One thing that you should know is when to speak and when not to. Your criminal defense lawyer will advise you to speak only when he or she tells you to. Mostly, there are only a few places where you will have to speak. Here are some of the instances –
- Entering a Plea – When you are entering your plea, you and your criminal defense lawyer will discuss beforehand as to what you need to say. You just need to say either guilty or not guilty and nothing else. It is best not to say anything else to the judge or you might be at a risk of getting contempt of court charges added.
- Testifying – If you want to testify on your behalf, you will be questioned by the prosecution and the defense lawyers too. You will be required to make only short and to the point statement when asked about the events that led to your arrest.
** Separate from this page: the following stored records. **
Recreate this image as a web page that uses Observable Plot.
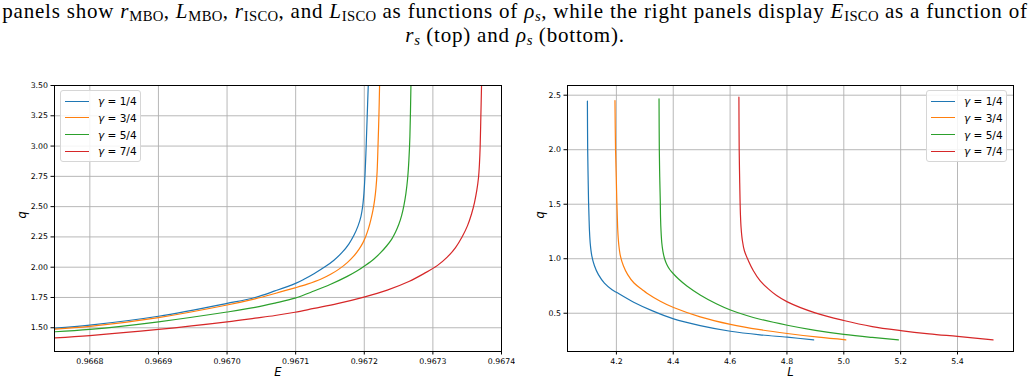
<!DOCTYPE html>
<html>
<head>
<meta charset="utf-8">
<script src="https://cdn.jsdelivr.net/npm/d3@7"></script>
<script src="https://cdn.jsdelivr.net/npm/@observablehq/plot@0.6"></script>
<style>
  html, body { margin: 0; padding: 0; background: #fff; }
  #root { position: relative; width: 1030px; height: 384px; overflow: hidden; }
  .cap { position: absolute; left: 0; width: 1030px; text-align: center;
    font-family: "Liberation Serif", serif; font-size: 21px; letter-spacing: 0.8px; color: #000; white-space: nowrap; }
  .cap sub { font-size: 70%; vertical-align: -0.22em; line-height: 0; letter-spacing: 0.3px; }
  .chart { position: absolute; top: 60px; }
  .chart svg, .chart svg text { font-family: "DejaVu Sans", sans-serif !important; }
  .legend { position: absolute; background: rgba(255,255,255,0.85); border: 1px solid #d6d6d6; border-radius: 3px; box-sizing: border-box; }
  .lg-line { position: absolute; height: 0; border-top: 1.5px solid; }
  .lg-text { position: absolute; font-family: "DejaVu Sans", sans-serif; font-size: 10.5px; line-height: 12px; color: #000; white-space: nowrap; }
</style>
</head>
<body>
<div id="root">
  <div class="cap" style="top:0px; line-height:22px; height:22px">panels show <i>r</i><sub>MBO</sub>, <i>L</i><sub>MBO</sub>, <i>r</i><sub>ISCO</sub>, and <i>L</i><sub>ISCO</sub> as functions of <i>ρ<sub>s</sub></i>, while the right panels display <i>E</i><sub>ISCO</sub> as a function of</div>
  <div class="cap" style="top:25px; line-height:20px; height:20px"><i>r<sub>s</sub></i> (top) and <i>ρ<sub>s</sub></i> (bottom).</div>
  <div id="left" class="chart" style="left:0px"></div>
  <div id="right" class="chart" style="left:515px"></div>
</div>
<script>
// ---- series labels and colours ----
const gammas = ["1/4", "3/4", "5/4", "7/4"];
const colors = ["#1f77b4", "#ff7f0e", "#2ca02c", "#d62728"];

// ---- left panel: q vs E ----
const E_g14 = [0.9667495, 0.9668, 0.9669, 0.9670, 0.9670408, 0.9670699, 0.9670990, 0.9671121, 0.9671267, 0.9671427, 0.9671558, 0.9671680, 0.9671777, 0.9671849, 0.9671908, 0.9671951, 0.9671976, 0.9671995, 0.9672012, 0.9672027, 0.9672041, 0.9672058];
const q_E_g14 = [1.497, 1.522, 1.595, 1.701, 1.750, 1.804, 1.864, 1.900, 1.946, 2.003, 2.058, 2.124, 2.193, 2.263, 2.339, 2.418, 2.501, 2.611, 2.775, 2.991, 3.222, 3.500];
const E_g34 = [0.9667495, 0.9668, 0.9669, 0.9670, 0.9670408, 0.9670699, 0.9670990, 0.9671170, 0.9671364, 0.9671510, 0.9671631, 0.9671752, 0.9671849, 0.9671922, 0.9671981, 0.9672024, 0.9672063, 0.9672097, 0.9672126, 0.9672150, 0.9672170, 0.9672187, 0.9672201, 0.9672214, 0.9672223];
const q_E_g34 = [1.489, 1.511, 1.584, 1.688, 1.739, 1.783, 1.829, 1.860, 1.900, 1.941, 1.984, 2.038, 2.093, 2.147, 2.203, 2.258, 2.322, 2.395, 2.469, 2.552, 2.651, 2.787, 3.018, 3.266, 3.500];
const E_g54 = [0.9667495, 0.9668, 0.9669, 0.9670, 0.9670408, 0.9670699, 0.9670990, 0.9671267, 0.9671510, 0.9671752, 0.9671898, 0.9672019, 0.9672141, 0.9672238, 0.9672325, 0.9672398, 0.9672456, 0.9672505, 0.9672544, 0.9672578, 0.9672607, 0.9672631, 0.9672650, 0.9672665, 0.9672680];
const q_E_g54 = [1.467, 1.486, 1.549, 1.630, 1.668, 1.704, 1.745, 1.803, 1.859, 1.924, 1.970, 2.016, 2.068, 2.120, 2.175, 2.230, 2.290, 2.356, 2.426, 2.511, 2.610, 2.728, 2.882, 3.080, 3.500];
const E_g74 = [0.9667495, 0.9668, 0.9669, 0.9670, 0.9670408, 0.9670699, 0.9670990, 0.9671267, 0.9671607, 0.9671995, 0.9672335, 0.9672650, 0.9672869, 0.9673063, 0.9673209, 0.9673330, 0.9673427, 0.9673505, 0.9673563, 0.9673607, 0.9673641, 0.9673665, 0.9673679, 0.9673689, 0.9673699, 0.9673709];
const q_E_g74 = [1.416, 1.435, 1.486, 1.549, 1.579, 1.601, 1.628, 1.660, 1.699, 1.753, 1.811, 1.882, 1.947, 2.013, 2.083, 2.162, 2.251, 2.343, 2.439, 2.536, 2.638, 2.741, 2.857, 2.995, 3.242, 3.500];

// ---- right panel: q vs L ----
const L_g14 = [4.098, 4.099, 4.1005, 4.102, 4.1037, 4.1053, 4.1082, 4.1135, 4.1228, 4.1368, 4.1579, 4.1848, 4.2000, 4.2608, 4.3251, 4.4012, 4.4947, 4.6012, 4.7053, 4.8012, 4.894];
const q_L_g14 = [2.445, 2.000, 1.750, 1.530, 1.378, 1.256, 1.134, 1.027, 0.936, 0.854, 0.777, 0.716, 0.692, 0.601, 0.524, 0.448, 0.387, 0.335, 0.302, 0.280, 0.256];
const L_g34 = [4.195, 4.197, 4.1995, 4.2015, 4.2033, 4.2049, 4.2082, 4.2140, 4.2246, 4.2398, 4.2620, 4.2912, 4.3076, 4.3544, 4.4012, 4.4947, 4.6012, 4.7053, 4.8012, 4.911, 5.007];
const q_L_g34 = [2.451, 2.000, 1.750, 1.530, 1.378, 1.256, 1.134, 1.027, 0.936, 0.854, 0.777, 0.716, 0.683, 0.610, 0.552, 0.467, 0.398, 0.349, 0.314, 0.280, 0.256];
const L_g54 = [4.350, 4.351, 4.3525, 4.3544, 4.3553, 4.3570, 4.3596, 4.3637, 4.3696, 4.3778, 4.3883, 4.4012, 4.4187, 4.4480, 4.4947, 4.5532, 4.6012, 4.6585, 4.7053, 4.8012, 4.900, 5.000, 5.100, 5.192];
const q_L_g54 = [2.467, 2.000, 1.750, 1.530, 1.378, 1.256, 1.149, 1.067, 1.000, 0.945, 0.899, 0.860, 0.814, 0.750, 0.668, 0.585, 0.530, 0.479, 0.445, 0.390, 0.343, 0.306, 0.278, 0.256];
const L_g74 = [4.631, 4.632, 4.6335, 4.6351, 4.6363, 4.6386, 4.6433, 4.6503, 4.6643, 4.6819, 4.7053, 4.7345, 4.7637, 4.8012, 4.8994, 5.000, 5.100, 5.200, 5.300, 5.400, 5.525];
const q_L_g74 = [2.482, 2.000, 1.750, 1.530, 1.409, 1.287, 1.165, 1.073, 0.982, 0.890, 0.799, 0.723, 0.662, 0.604, 0.503, 0.433, 0.378, 0.341, 0.311, 0.287, 0.256];

// ---- tick labels ----
const leftXTicks = [0.9668, 0.9669, 0.9670, 0.9671, 0.9672, 0.9673, 0.9674];
const leftYTicks = [1.50, 1.75, 2.00, 2.25, 2.50, 2.75, 3.00, 3.25, 3.50];
const rightXTicks = [4.2, 4.4, 4.6, 4.8, 5.0, 5.2, 5.4];
const rightYTicks = [0.5, 1.0, 1.5, 2.0, 2.5];

// ---- build tables ----
function table(xs, ys, g) { return xs.map((x, i) => ({x, y: ys[i], g})); }
const leftData = [
  ...table(E_g14, q_E_g14, gammas[0]), ...table(E_g34, q_E_g34, gammas[1]),
  ...table(E_g54, q_E_g54, gammas[2]), ...table(E_g74, q_E_g74, gammas[3])
];
const rightData = [
  ...table(L_g14, q_L_g14, gammas[0]), ...table(L_g34, q_L_g34, gammas[1]),
  ...table(L_g54, q_L_g54, gammas[2]), ...table(L_g74, q_L_g74, gammas[3])
];

const W = 515, H = 324;

function panel({data, xDomain, yDomain, xTicks, yTicks, xFmt, yFmt, xLabel, marginLeft, marginRight, yLabelOffset}) {
  return Plot.plot({
    width: W, height: H,
    marginTop: 25, marginBottom: 33, marginLeft, marginRight,
    style: {fontFamily: "'DejaVu Sans', sans-serif", fontSize: "7.8px", background: "transparent", color: "#000"},
    x: {domain: xDomain, label: null},
    y: {domain: yDomain, label: null},
    color: {domain: gammas, range: colors},
    marks: [
      Plot.gridX(xTicks, {stroke: "#b0b0b0", strokeOpacity: 1, strokeWidth: 0.9}),
      Plot.gridY(yTicks, {stroke: "#b0b0b0", strokeOpacity: 1, strokeWidth: 0.9}),
      Plot.line(data, {x: "x", y: "y", z: "g", stroke: "g", curve: "catmull-rom", strokeWidth: 1.2, clip: true}),
      Plot.frame({stroke: "#000", strokeWidth: 1}),
      Plot.axisX(xTicks, {tickSize: 3.5, tickPadding: 3, tickFormat: d3.format(xFmt), label: null, stroke: "#000"}),
      Plot.axisY(yTicks, {tickSize: 3.5, tickPadding: 3, tickFormat: d3.format(yFmt), label: null, stroke: "#000"}),
      Plot.text([xLabel], {frameAnchor: "bottom", dy: 24, text: d => d, fontSize: 11.5, fontStyle: "italic", fill: "#000"}),
      Plot.text(["q"], {frameAnchor: "left", dx: -yLabelOffset, rotate: -90, text: d => d, fontSize: 11.5, fontStyle: "italic", fill: "#000"})
    ]
  });
}

document.getElementById("left").append(panel({
  data: leftData, xDomain: [0.9667485, 0.9674], yDomain: [1.304, 3.50],
  xTicks: leftXTicks, yTicks: leftYTicks, xFmt: ".4f", yFmt: ".2f", xLabel: "E",
  marginLeft: 54, marginRight: 14, yLabelOffset: 32
}));
document.getElementById("right").append(panel({
  data: rightData, xDomain: [4.028, 5.597], yDomain: [0.149, 2.589],
  xTicks: rightXTicks, yTicks: rightYTicks, xFmt: ".1f", yFmt: ".1f", xLabel: "L",
  marginLeft: 52, marginRight: 17, yLabelOffset: 27
}));

// ---- legends ----
function legend(left, top, width) {
  const box = document.createElement("div");
  box.className = "legend";
  Object.assign(box.style, {left: left + "px", top: top + "px", width: width + "px", height: "72px"});
  gammas.forEach((g, i) => {
    const cy = 10.7 + i * 16.7;
    const ln = document.createElement("div");
    ln.className = "lg-line";
    Object.assign(ln.style, {left: "4px", width: "24px", top: (cy - 1) + "px", borderTopColor: colors[i]});
    const tx = document.createElement("div");
    tx.className = "lg-text";
    Object.assign(tx.style, {left: "37px", top: (cy - 6.5) + "px"});
    tx.innerHTML = "<i>γ</i> = " + g;
    box.append(ln, tx);
  });
  document.getElementById("root").append(box);
}
legend(60, 90, 81);
legend(926, 90, 81);
</script>
</body>
</html>
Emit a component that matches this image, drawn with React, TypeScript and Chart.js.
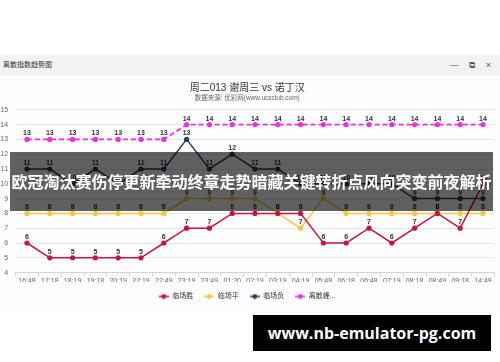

It is best to remain emotionless so that you do not incriminate yourself.
- Speaking to the Judge – If you are proved guilty of the crime, you will be required to speak to the judge before the sentence is announced. It is best to prepare a statement with the help your lawyer beforehand so that you can ask for lighter sentence. You need to be respectful, peaceful and not angry at all when you speak to the judge. If you shout, the judge will likely remove you from the court and you will end up with a harsher sentence.
- Speaking to the Victim or His or Her Family – If you have the opportunity to speak to the person who was a victim of your actions, you should prepare and take time to prepare your statement. It is best to seek apology for your actions and express remorse.
Your goal should be to ensure that you speak very little; you need to behave accordingly in the courtroom to be in the good books of the jury and the judge.